### WORK INSTRUCTIONS
Copy out all of the data exactly as it appears.

****************************************

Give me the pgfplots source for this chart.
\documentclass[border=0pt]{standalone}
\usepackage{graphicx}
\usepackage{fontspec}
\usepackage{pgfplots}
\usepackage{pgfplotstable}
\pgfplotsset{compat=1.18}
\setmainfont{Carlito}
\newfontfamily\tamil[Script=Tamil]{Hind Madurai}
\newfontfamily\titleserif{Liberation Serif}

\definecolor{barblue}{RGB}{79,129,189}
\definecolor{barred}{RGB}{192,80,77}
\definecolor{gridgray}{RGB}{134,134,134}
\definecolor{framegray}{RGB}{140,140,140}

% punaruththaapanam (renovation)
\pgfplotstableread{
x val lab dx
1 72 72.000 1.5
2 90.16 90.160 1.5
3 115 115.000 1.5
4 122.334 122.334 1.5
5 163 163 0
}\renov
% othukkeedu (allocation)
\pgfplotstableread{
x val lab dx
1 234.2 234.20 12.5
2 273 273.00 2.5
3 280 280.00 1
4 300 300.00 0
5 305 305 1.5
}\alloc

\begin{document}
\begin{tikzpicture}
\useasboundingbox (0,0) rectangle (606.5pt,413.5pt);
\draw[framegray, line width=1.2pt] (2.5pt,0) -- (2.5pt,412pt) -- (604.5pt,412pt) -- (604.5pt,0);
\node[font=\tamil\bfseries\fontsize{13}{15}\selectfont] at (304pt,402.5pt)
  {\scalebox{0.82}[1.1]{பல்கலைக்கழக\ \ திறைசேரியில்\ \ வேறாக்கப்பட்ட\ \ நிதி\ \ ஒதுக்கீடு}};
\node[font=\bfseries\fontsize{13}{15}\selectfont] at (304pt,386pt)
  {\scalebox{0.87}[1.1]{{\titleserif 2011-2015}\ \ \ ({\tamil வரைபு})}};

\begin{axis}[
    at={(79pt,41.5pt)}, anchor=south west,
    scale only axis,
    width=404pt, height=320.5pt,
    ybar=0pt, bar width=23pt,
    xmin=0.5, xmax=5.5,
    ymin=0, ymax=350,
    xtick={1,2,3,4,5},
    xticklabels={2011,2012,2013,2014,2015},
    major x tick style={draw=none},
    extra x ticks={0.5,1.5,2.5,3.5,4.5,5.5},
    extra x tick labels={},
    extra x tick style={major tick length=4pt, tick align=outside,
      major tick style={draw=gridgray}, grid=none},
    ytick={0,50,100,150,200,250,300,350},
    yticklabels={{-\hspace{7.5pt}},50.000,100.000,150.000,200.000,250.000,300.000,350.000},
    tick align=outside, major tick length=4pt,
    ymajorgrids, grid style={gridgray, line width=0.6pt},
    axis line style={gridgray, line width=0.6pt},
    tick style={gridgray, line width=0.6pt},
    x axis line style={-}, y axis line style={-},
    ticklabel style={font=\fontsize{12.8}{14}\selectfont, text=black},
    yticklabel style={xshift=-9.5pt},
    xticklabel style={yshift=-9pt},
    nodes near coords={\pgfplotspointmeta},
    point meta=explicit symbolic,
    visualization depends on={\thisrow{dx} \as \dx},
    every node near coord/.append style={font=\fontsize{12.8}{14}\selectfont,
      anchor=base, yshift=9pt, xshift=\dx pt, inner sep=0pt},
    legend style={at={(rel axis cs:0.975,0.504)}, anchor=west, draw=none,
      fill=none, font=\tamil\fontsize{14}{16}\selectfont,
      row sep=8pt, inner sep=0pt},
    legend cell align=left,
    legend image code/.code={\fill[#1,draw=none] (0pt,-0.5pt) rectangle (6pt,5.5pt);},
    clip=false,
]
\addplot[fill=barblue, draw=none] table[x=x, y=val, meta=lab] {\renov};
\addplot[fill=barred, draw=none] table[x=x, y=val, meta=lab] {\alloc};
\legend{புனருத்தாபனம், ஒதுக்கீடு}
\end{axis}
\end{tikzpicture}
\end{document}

****************************************

### SOLUTION
Give me the pgfplots source for this chart.
\documentclass[border=0pt]{standalone}
\usepackage{graphicx}
\usepackage{fontspec}
\usepackage{pgfplots}
\usepackage{pgfplotstable}
\pgfplotsset{compat=1.18}
\setmainfont{Carlito}
\newfontfamily\tamil[Script=Tamil]{Hind Madurai}
\newfontfamily\titleserif{Liberation Serif}

\definecolor{barblue}{RGB}{79,129,189}
\definecolor{barred}{RGB}{192,80,77}
\definecolor{gridgray}{RGB}{134,134,134}
\definecolor{framegray}{RGB}{140,140,140}

% punaruththaapanam (renovation)
\pgfplotstableread{
x val lab dx
1 72 72.000 1.5
2 90.16 90.160 1.5
3 115 115.000 1.5
4 122.334 122.334 1.5
5 163 163 0
}\renov
% othukkeedu (allocation)
\pgfplotstableread{
x val lab dx
1 234.2 234.20 12.5
2 273 273.00 2.5
3 280 280.00 1
4 300 300.00 0
5 305 305 1.5
}\alloc

\begin{document}
\begin{tikzpicture}
\useasboundingbox (0,0) rectangle (606.5pt,413.5pt);
\draw[framegray, line width=1.2pt] (2.5pt,0) -- (2.5pt,412pt) -- (604.5pt,412pt) -- (604.5pt,0);
\node[font=\tamil\bfseries\fontsize{13}{15}\selectfont] at (304pt,402.5pt)
  {\scalebox{0.82}[1.1]{பல்கலைக்கழக\ \ திறைசேரியில்\ \ வேறாக்கப்பட்ட\ \ நிதி\ \ ஒதுக்கீடு}};
\node[font=\bfseries\fontsize{13}{15}\selectfont] at (304pt,386pt)
  {\scalebox{0.87}[1.1]{{\titleserif 2011-2015}\ \ \ ({\tamil வரைபு})}};

\begin{axis}[
    at={(79pt,41.5pt)}, anchor=south west,
    scale only axis,
    width=404pt, height=320.5pt,
    ybar=0pt, bar width=23pt,
    xmin=0.5, xmax=5.5,
    ymin=0, ymax=350,
    xtick={1,2,3,4,5},
    xticklabels={2011,2012,2013,2014,2015},
    major x tick style={draw=none},
    extra x ticks={0.5,1.5,2.5,3.5,4.5,5.5},
    extra x tick labels={},
    extra x tick style={major tick length=4pt, tick align=outside,
      major tick style={draw=gridgray}, grid=none},
    ytick={0,50,100,150,200,250,300,350},
    yticklabels={{-\hspace{7.5pt}},50.000,100.000,150.000,200.000,250.000,300.000,350.000},
    tick align=outside, major tick length=4pt,
    ymajorgrids, grid style={gridgray, line width=0.6pt},
    axis line style={gridgray, line width=0.6pt},
    tick style={gridgray, line width=0.6pt},
    x axis line style={-}, y axis line style={-},
    ticklabel style={font=\fontsize{12.8}{14}\selectfont, text=black},
    yticklabel style={xshift=-9.5pt},
    xticklabel style={yshift=-9pt},
    nodes near coords={\pgfplotspointmeta},
    point meta=explicit symbolic,
    visualization depends on={\thisrow{dx} \as \dx},
    every node near coord/.append style={font=\fontsize{12.8}{14}\selectfont,
      anchor=base, yshift=9pt, xshift=\dx pt, inner sep=0pt},
    legend style={at={(rel axis cs:0.975,0.504)}, anchor=west, draw=none,
      fill=none, font=\tamil\fontsize{14}{16}\selectfont,
      row sep=8pt, inner sep=0pt},
    legend cell align=left,
    legend image code/.code={\fill[#1,draw=none] (0pt,-0.5pt) rectangle (6pt,5.5pt);},
    clip=false,
]
\addplot[fill=barblue, draw=none] table[x=x, y=val, meta=lab] {\renov};
\addplot[fill=barred, draw=none] table[x=x, y=val, meta=lab] {\alloc};
\legend{புனருத்தாபனம், ஒதுக்கீடு}
\end{axis}
\end{tikzpicture}
\end{document}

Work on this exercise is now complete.